«Chaque nuit, à l’heure
où le sommeil est parvenu à son plus grand degré d’intensité,
une vieille araignée de la grande espèce sort lentement sa
tête d’un trou placé sur le sol, à l’une des intersections
des angles de la chambre. […] Quand elle s’est assurée que le silence
règne aux alentours, elle retire successivement, des profondeurs
de son nid, sans le secours de la méditation, les diverses parties
de son corps, et s’avance à pas comptés vers ma couche. […] Elle
m’étreint la gorge avec les pattes, et me suce le sang avec son
ventre. […] Je ne sais pas ce que je lui ai fait, pour qu’elle se conduise
de la sorte à mon égard. Lui ai-je broyé une patte
par inattention ? Lui ai-je enlevé ses petits ? » Cette araignée
dont parle Isidore Ducasse, Conte de Lautréamont, dans Les Chants
de Maldoror, c’est celle que je perçois, que je sens et contre laquelle
je lutte. Ne pas tomber dans l’assujettissement, ne pas tomber dans les
mailles-tentacules du pouvoir qui voudrait faire ce qu’il veut de nous
et nous dire que penser ! Ne jamais oublier que cela est toujours d’actualité
est peut-être le mérite du premier livre d’Antoine Piazza,
« Roman fleuve ». Imaginez un peu que quelqu’un, homme de pouvoir,
comme président de la République, veuille recenser avec ses
« collaborateurs» tout ce qui participe à la «
grandeur» de la littérature française !
« Toute la littérature française
est contenue dans les limites de notre entreprise. Notre projet, c’est
avant tout un matériau exceptionnel : un travail de création
réparti sur dix siècles dont aucun pays du monde occidental
ne pourrait se prévaloir, une masse vivante, en mouvement, qui suffirait
à elle-même si le président n’y avait ajouté
une vie supplémentaire qui s’élabore ici, minutieusement,
et dont nous pourrons évaluer les effets dans un futur proche… Car,
je ne vous cacherai pas que nous vivrons bientôt des heures exceptionnelles.

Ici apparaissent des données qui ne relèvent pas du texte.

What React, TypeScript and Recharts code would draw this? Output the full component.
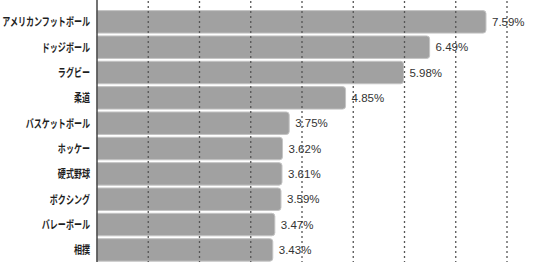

» C’est en ces termes que s’exprime un des personnages du roman,
Béring, principal collaborateur du Président. Un discours
aux forts relents d’ordre nouveau bâti sur les autodafés,
sur la censure (1). Vigilant, nous devons l’être car le pouvoir n’a
jamais de cesse que de nous dire ce qui est bon pour nous, de nous l’enseigner,
c’est là la première raison de lire ce roman dont la construction
est tout aussi imaginative, avec sa bibliographie, que son contenu fort
de sens.
Imaginez maintenant que le président
vienne de signer le décret qui vous réincarne dans cet être
de fiction issu des grands romans de la littérature française,
qu’il a choisi d’autorité, et que vous vous retrouviez à
bord du Styx en attente ! Démuni, vous le seriez comme je le serais
moi-même, mais heureusement ce n’est que l’univers de la fiction.
Mais le procédé est-il si loin de celui que nous vivons tous
les jours ? Ne sommes-nous pas confrontés tous les jours à
des décisions totalitaires, prises par des tiers ? Ce roman où
plane l’ombre de Jules Vernes n’apporte pas de solutions, il est comme
un écho de ce siècle qui s’achève, qui a vu la mise
en place de systèmes faussement adversaires qui n’avaient pour but,
que de broyer l’individu, une deuxième raison pour le lire. Heureusement,
l’individu ne se laisse pas broyer facilement, il en est qui résistent,
c’est ce que nous démontrent ces deux auteurs venus d’horizons divers.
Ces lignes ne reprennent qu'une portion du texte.